Items from a dataset:
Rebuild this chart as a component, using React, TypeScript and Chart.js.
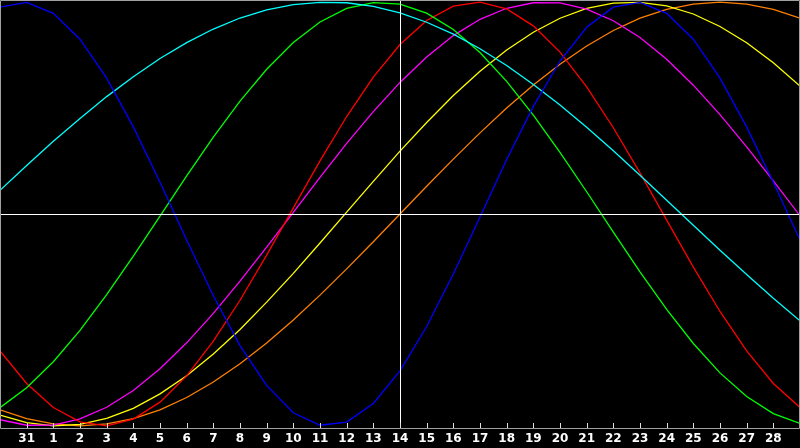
import React, { useEffect, useRef } from 'react'
import { Chart, registerables } from 'chart.js'

Chart.register(...registerables)

// x positions: -1 and 29 are the half-visible days at the edges
const days = [-1, 0, 1, 2, 3, 4, 5, 6, 7, 8, 9, 10, 11, 12, 13, 14, 15, 16, 17, 18, 19, 20, 21, 22, 23, 24, 25, 26, 27, 28, 29]
const dayLabels = ['31', '1', '2', '3', '4', '5', '6', '7', '8', '9', '10', '11', '12', '13', '14', '15', '16', '17', '18', '19', '20', '21', '22', '23', '24', '25', '26', '27', '28']
const markerDay = 14

const blueSeries = [0.976, 0.999, 0.947, 0.825, 0.641, 0.411, 0.15, -0.123, -0.386, -0.621, -0.809, -0.938, -0.997, -0.982, -0.894, -0.74, -0.531, -0.283, -0.014, 0.257, 0.508, 0.722, 0.881, 0.976, 0.999, 0.947, 0.825, 0.641, 0.411, 0.15, -0.123]
const greenSeries = [-0.914, -0.82, -0.697, -0.549, -0.38, -0.199, -0.01, 0.18, 0.363, 0.533, 0.683, 0.809, 0.906, 0.97, 0.998, 0.991, 0.948, 0.871, 0.762, 0.626, 0.467, 0.291, 0.105, -0.086, -0.273, -0.45, -0.611, -0.75, -0.861, -0.942, -0.988]
const redSeries = [-0.646, -0.8, -0.913, -0.981, -1.0, -0.968, -0.888, -0.764, -0.6, -0.407, -0.194, 0.029, 0.251, 0.46, 0.646, 0.8, 0.913, 0.981, 1.0, 0.968, 0.888, 0.764, 0.6, 0.407, 0.194, -0.029, -0.251, -0.46, -0.646, -0.8, -0.913]
const magentaSeries = [-0.971, -0.997, -0.996, -0.967, -0.912, -0.833, -0.73, -0.608, -0.469, -0.317, -0.156, 0.008, 0.173, 0.333, 0.483, 0.621, 0.741, 0.842, 0.919, 0.971, 0.997, 0.996, 0.967, 0.912, 0.833, 0.73, 0.608, 0.469, 0.317, 0.156, -0.008]
const yellowSeries = [-0.949, -0.985, -1.0, -0.993, -0.965, -0.917, -0.849, -0.763, -0.661, -0.545, -0.416, -0.28, -0.137, 0.009, 0.154, 0.297, 0.432, 0.559, 0.674, 0.774, 0.858, 0.924, 0.97, 0.995, 0.999, 0.982, 0.944, 0.885, 0.808, 0.714, 0.604]
const orangeSeries = [-0.924, -0.966, -0.991, -1.0, -0.991, -0.966, -0.924, -0.866, -0.793, -0.707, -0.609, -0.5, -0.383, -0.259, -0.131, 0, 0.131, 0.259, 0.383, 0.5, 0.609, 0.707, 0.793, 0.866, 0.924, 0.966, 0.991, 1.0, 0.991, 0.966, 0.924]
const cyanSeries = [0.112, 0.229, 0.343, 0.451, 0.554, 0.648, 0.734, 0.809, 0.873, 0.925, 0.963, 0.988, 0.999, 0.997, 0.98, 0.949, 0.905, 0.849, 0.78, 0.701, 0.611, 0.514, 0.409, 0.298, 0.183, 0.065, -0.053, -0.171, -0.286, -0.398, -0.504]

const toPoints = (values: number[]) => values.map((v, i) => ({ x: days[i], y: v }))

const line = (values: number[], color: string) => ({
  data: toPoints(values),
  borderColor: color,
  backgroundColor: color,
  borderWidth: 1.3,
  pointRadius: 0,
  tension: 0,
  fill: false,
})

const framePlugin = {
  id: 'frame',
  beforeDraw(chart: any) {
    const { ctx, width, height } = chart
    ctx.save()
    ctx.fillStyle = '#000'
    ctx.fillRect(0, 0, width, height)
    ctx.restore()
  },
  afterDatasetsDraw(chart: any) {
    // white cross: the marked day and the zero line
    const { ctx, chartArea } = chart
    const px = Math.round(chart.scales.x.getPixelForValue(markerDay)) + 0.5
    const py = Math.round(chart.scales.y.getPixelForValue(0)) + 0.5
    ctx.save()
    ctx.strokeStyle = '#ffffff'
    ctx.lineWidth = 1
    ctx.beginPath()
    ctx.moveTo(px, chartArea.top)
    ctx.lineTo(px, chartArea.bottom)
    ctx.moveTo(chartArea.left, py)
    ctx.lineTo(chartArea.right, py)
    ctx.stroke()
    ctx.restore()
  },
  afterDraw(chart: any) {
    const { ctx, chartArea } = chart
    const xScale = chart.scales.x
    ctx.save()
    ctx.strokeStyle = '#a0a0a0'
    ctx.lineWidth = 1
    ctx.beginPath()
    ctx.moveTo(0.5, chartArea.bottom + 0.5)
    ctx.lineTo(0.5, 0.5)
    ctx.lineTo(chartArea.right - 0.5, 0.5)
    ctx.lineTo(chartArea.right - 0.5, chartArea.bottom + 0.5)
    ctx.lineTo(0.5, chartArea.bottom + 0.5)
    ctx.stroke()
    // small tick marks pointing up from the axis
    ctx.strokeStyle = '#e0e0e0'
    ctx.beginPath()
    dayLabels.forEach((_, i) => {
      const px = Math.round(xScale.getPixelForValue(i)) + 0.5
      ctx.moveTo(px, chartArea.bottom - 5)
      ctx.lineTo(px, chartArea.bottom)
    })
    ctx.stroke()
    ctx.restore()
  },
}

export default function App() {
  const canvasRef = useRef<HTMLCanvasElement>(null)

  useEffect(() => {
    if (!canvasRef.current) return
    const chart = new Chart(canvasRef.current, {
      type: 'line',
      data: {
        datasets: [
          line(blueSeries, '#0000ff'),
          line(cyanSeries, '#00ffff'),
          line(greenSeries, '#00ff00'),
          line(redSeries, '#ff0000'),
          line(magentaSeries, '#ff00ff'),
          line(yellowSeries, '#ffff00'),
          line(orangeSeries, '#ff8000'),
        ] as any,
      },
      options: {
        animation: false,
        responsive: true,
        maintainAspectRatio: false,
        layout: { padding: 0 },
        plugins: {
          legend: { display: false },
          tooltip: { enabled: false },
        },
        scales: {
          x: {
            type: 'linear',
            min: -1,
            max: 29,
            grid: { display: false, drawTicks: false },
            border: { display: false },
            afterFit: (scale: any) => {
              scale.height = 20
              scale.paddingLeft = 0
              scale.paddingRight = 0
            },
            ticks: {
              stepSize: 1,
              autoSkip: false,
              maxRotation: 0,
              padding: 4,
              color: '#ffffff',
              font: { family: 'DejaVu Sans', size: 12, weight: 'bold' },
              callback: (v: any) => dayLabels[v] ?? '',
            },
          },
          y: {
            display: false,
            min: -1.01,
            max: 1.01,
          },
        },
      },
      plugins: [framePlugin],
    })
    return () => chart.destroy()
  }, [])

  return (
    <div style={{ position: 'fixed', left: 0, top: 0, width: 800, height: 448, background: '#000' }}>
      <canvas ref={canvasRef}></canvas>
    </div>
  )
}
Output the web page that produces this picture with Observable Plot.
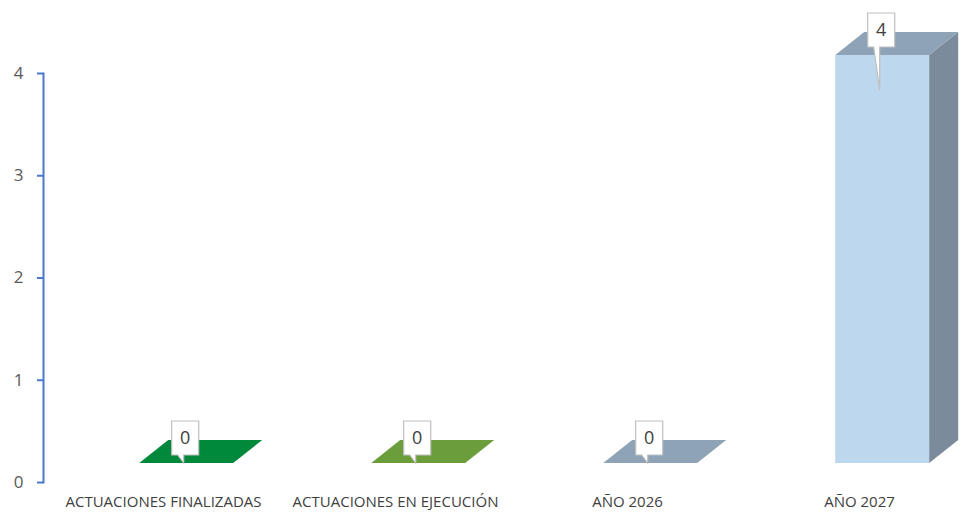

INSTRUCTION -> Exactly restate the lines from the beginning of the data through the line with "const markerDay = 14", and no others, keeping pictures out.

ANSWER TO THE PROBLEM ->
Rebuild this chart as a component, using React, TypeScript and Chart.js.
import React, { useEffect, useRef } from 'react'
import { Chart, registerables } from 'chart.js'

Chart.register(...registerables)

// x positions: -1 and 29 are the half-visible days at the edges
const days = [-1, 0, 1, 2, 3, 4, 5, 6, 7, 8, 9, 10, 11, 12, 13, 14, 15, 16, 17, 18, 19, 20, 21, 22, 23, 24, 25, 26, 27, 28, 29]
const dayLabels = ['31', '1', '2', '3', '4', '5', '6', '7', '8', '9', '10', '11', '12', '13', '14', '15', '16', '17', '18', '19', '20', '21', '22', '23', '24', '25', '26', '27', '28']
const markerDay = 14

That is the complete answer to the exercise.